New York was going to consider five or six candidates but Hank Steinbrenner, son of owner George Steinbrenner, said Wednesday the team wasn't planning any more interviews.

"We're very impressed with all three candidates," he said. "I told you it would be a tough decision. Tony, I would describe him as a motivator. A high-energy motivator. That's the way he came across."

The Yankees' baseball operations executives will meet, probably on Thursday, and come up with a recommendation to the team's top officials. That recommendation is likely to carry a lot of weight.

"I don't see any reason not to go with their decision," Hank Steinbrenner said. "It's been an in-depth process. You've got to respect the opinion of your experts."

General manager Brian Cashman declined comment through a team spokesman. Girardi, speaking at a charity dinner, refused to answer any questions about the search.

"The only thing I'm going to comment about the Yankees situation is what I said a few days ago," Girardi said. "I had a great interview. And it's an honor for whoever gets that job."

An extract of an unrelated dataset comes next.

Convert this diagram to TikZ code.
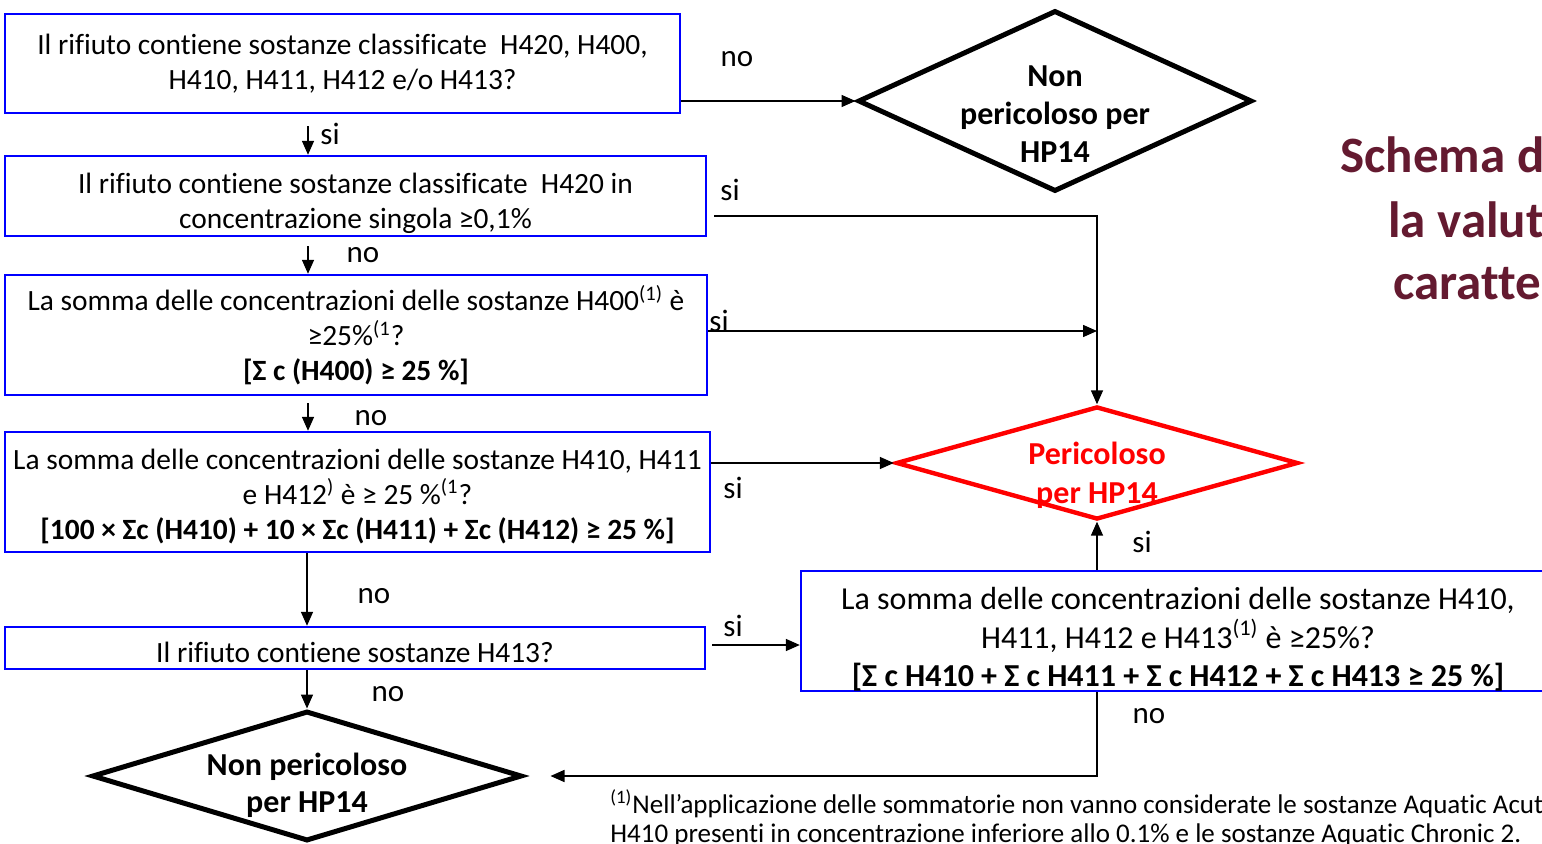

Teams aren't allowed to make major announcements during the World Series but if New York wants to make an announcement Friday, commissioner Bud Selig probably would give his permission.

Hank Steinbrenner said the team hadn't made any contact with Major League Baseball about making an announcement before the end of the Series.

"The main message that I wanted to tell them is that I'm capable to manage this ballclub and I'm capable to take this ballclub to the final line, which is winning the World Series," he said.

Pena has the most managerial experience of the candidates, having led the Kansas City Royals for over three seasons. He was voted AL Manager of the Year in 2003 after the Royals went 83-79, their first winning season since 1994.

Pena quit in 2005 after an 8-25 start that left his record with Kansas City at 198-285. He joined the Yankees later that year and learned a lot working under Torre.

"One thing about Joe, he never was up and he never was down," Pena said. "I learned to establish myself, I learned to be myself a little bit more. I learned to give more people responsibility and things like that."

MARINERS MOVES: The Seattle Mariners activated relievers Chris Reitsma and Arthur Rhodes from the 60-day disabled list on Wednesday. To make room for the veterans, Seattle sent right-hander Jorge Campillo and infielder Nick Green to Triple-A Tacoma.

NATIONALS MOVES: The Washington Nationals selected the contracts of four minor leaguers Wednesday: right-hander Garrett Mock, left-hander Justin Jones, first baseman Josh Whitesell and outfielder Roger Bernadina.